*** Exercise data

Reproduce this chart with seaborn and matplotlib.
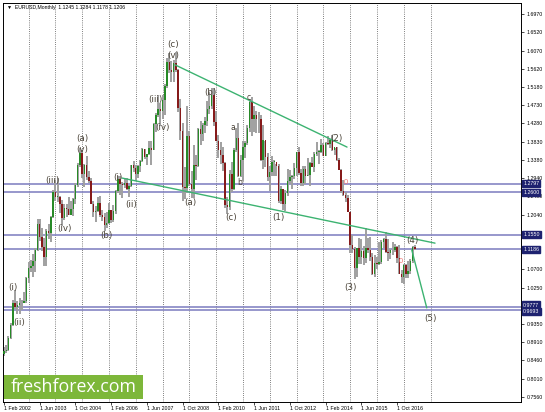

******
*** Exercise data

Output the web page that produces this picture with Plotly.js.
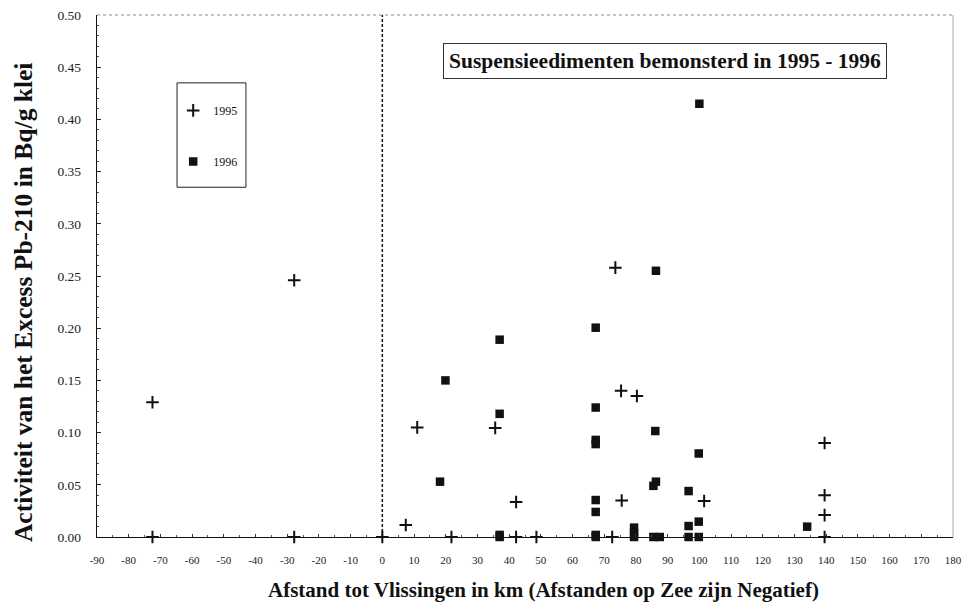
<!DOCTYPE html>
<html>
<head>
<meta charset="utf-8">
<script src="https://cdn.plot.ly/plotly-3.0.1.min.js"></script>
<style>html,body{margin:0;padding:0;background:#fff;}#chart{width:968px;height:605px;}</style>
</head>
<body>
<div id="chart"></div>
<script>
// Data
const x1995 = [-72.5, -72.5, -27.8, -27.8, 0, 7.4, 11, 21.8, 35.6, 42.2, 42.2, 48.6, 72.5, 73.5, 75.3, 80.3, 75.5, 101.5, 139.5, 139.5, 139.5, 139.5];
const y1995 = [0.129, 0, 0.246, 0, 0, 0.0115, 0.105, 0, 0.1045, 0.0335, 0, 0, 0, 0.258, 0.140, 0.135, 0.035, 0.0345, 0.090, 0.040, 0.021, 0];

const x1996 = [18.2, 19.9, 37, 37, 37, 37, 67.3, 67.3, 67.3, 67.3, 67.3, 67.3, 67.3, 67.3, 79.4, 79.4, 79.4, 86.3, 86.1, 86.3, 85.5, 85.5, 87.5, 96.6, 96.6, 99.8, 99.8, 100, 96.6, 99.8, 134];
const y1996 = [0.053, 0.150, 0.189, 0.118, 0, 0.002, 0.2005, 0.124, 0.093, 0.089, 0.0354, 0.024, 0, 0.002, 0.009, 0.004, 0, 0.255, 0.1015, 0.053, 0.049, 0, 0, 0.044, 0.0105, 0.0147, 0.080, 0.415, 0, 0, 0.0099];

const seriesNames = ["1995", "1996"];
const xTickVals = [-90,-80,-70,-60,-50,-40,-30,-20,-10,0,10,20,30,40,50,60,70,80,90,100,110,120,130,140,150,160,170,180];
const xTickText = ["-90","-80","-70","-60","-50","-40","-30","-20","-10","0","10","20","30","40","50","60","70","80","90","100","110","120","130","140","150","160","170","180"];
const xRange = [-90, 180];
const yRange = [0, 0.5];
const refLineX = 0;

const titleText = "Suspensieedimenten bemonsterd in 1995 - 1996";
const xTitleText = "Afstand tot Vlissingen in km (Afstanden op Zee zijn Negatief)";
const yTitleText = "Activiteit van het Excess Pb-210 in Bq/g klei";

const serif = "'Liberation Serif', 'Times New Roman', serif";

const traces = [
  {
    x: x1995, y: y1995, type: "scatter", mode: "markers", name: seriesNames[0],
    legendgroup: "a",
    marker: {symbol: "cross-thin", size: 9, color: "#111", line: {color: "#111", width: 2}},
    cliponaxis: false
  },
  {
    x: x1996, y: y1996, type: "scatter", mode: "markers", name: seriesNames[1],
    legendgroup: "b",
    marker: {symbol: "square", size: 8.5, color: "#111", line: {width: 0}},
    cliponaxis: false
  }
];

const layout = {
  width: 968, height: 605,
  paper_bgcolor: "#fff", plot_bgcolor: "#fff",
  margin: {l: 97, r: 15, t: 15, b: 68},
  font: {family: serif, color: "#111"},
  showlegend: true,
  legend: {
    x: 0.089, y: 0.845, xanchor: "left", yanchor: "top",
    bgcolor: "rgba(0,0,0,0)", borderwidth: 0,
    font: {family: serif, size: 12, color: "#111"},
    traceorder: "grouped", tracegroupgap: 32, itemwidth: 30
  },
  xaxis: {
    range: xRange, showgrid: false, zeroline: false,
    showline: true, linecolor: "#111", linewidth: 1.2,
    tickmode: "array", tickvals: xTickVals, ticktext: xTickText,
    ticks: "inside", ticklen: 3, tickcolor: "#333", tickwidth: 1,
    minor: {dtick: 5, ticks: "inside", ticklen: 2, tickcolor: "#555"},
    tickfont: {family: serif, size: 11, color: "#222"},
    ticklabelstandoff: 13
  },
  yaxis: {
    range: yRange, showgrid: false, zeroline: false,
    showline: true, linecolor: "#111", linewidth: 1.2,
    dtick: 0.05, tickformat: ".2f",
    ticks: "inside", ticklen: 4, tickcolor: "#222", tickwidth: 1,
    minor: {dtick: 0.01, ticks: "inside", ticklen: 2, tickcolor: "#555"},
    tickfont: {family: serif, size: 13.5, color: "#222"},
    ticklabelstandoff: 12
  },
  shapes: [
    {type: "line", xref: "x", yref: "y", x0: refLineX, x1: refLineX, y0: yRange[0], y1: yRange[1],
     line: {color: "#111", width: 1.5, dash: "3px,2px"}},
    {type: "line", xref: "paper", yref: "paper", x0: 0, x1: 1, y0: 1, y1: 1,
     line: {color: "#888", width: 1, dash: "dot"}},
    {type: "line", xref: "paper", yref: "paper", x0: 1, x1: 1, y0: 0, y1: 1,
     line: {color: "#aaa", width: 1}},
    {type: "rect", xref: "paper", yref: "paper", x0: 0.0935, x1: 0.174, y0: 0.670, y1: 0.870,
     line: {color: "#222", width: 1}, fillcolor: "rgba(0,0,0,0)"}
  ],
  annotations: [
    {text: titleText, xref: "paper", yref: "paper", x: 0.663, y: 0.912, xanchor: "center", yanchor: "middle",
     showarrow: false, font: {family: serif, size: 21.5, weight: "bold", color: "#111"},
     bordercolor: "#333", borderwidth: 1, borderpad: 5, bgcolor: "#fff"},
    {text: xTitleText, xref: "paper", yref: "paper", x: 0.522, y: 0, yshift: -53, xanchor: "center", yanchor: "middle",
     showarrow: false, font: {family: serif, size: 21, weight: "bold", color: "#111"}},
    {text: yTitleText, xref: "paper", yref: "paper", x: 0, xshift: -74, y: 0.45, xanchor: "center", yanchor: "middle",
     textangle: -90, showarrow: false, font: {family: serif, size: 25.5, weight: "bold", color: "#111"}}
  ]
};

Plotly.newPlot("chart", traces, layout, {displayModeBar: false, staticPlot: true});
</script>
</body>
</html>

******

### To be done:
Go back to the lines above and output, exactly as they stand, the ones from the line containing "Output the web" to the line containing "0.040, 0.021, 0];". Leave all pictures behind.

### Written solution:
Output the web page that produces this picture with Plotly.js.
<!DOCTYPE html>
<html>
<head>
<meta charset="utf-8">
<script src="https://cdn.plot.ly/plotly-3.0.1.min.js"></script>
<style>html,body{margin:0;padding:0;background:#fff;}#chart{width:968px;height:605px;}</style>
</head>
<body>
<div id="chart"></div>
<script>
// Data
const x1995 = [-72.5, -72.5, -27.8, -27.8, 0, 7.4, 11, 21.8, 35.6, 42.2, 42.2, 48.6, 72.5, 73.5, 75.3, 80.3, 75.5, 101.5, 139.5, 139.5, 139.5, 139.5];
const y1995 = [0.129, 0, 0.246, 0, 0, 0.0115, 0.105, 0, 0.1045, 0.0335, 0, 0, 0, 0.258, 0.140, 0.135, 0.035, 0.0345, 0.090, 0.040, 0.021, 0];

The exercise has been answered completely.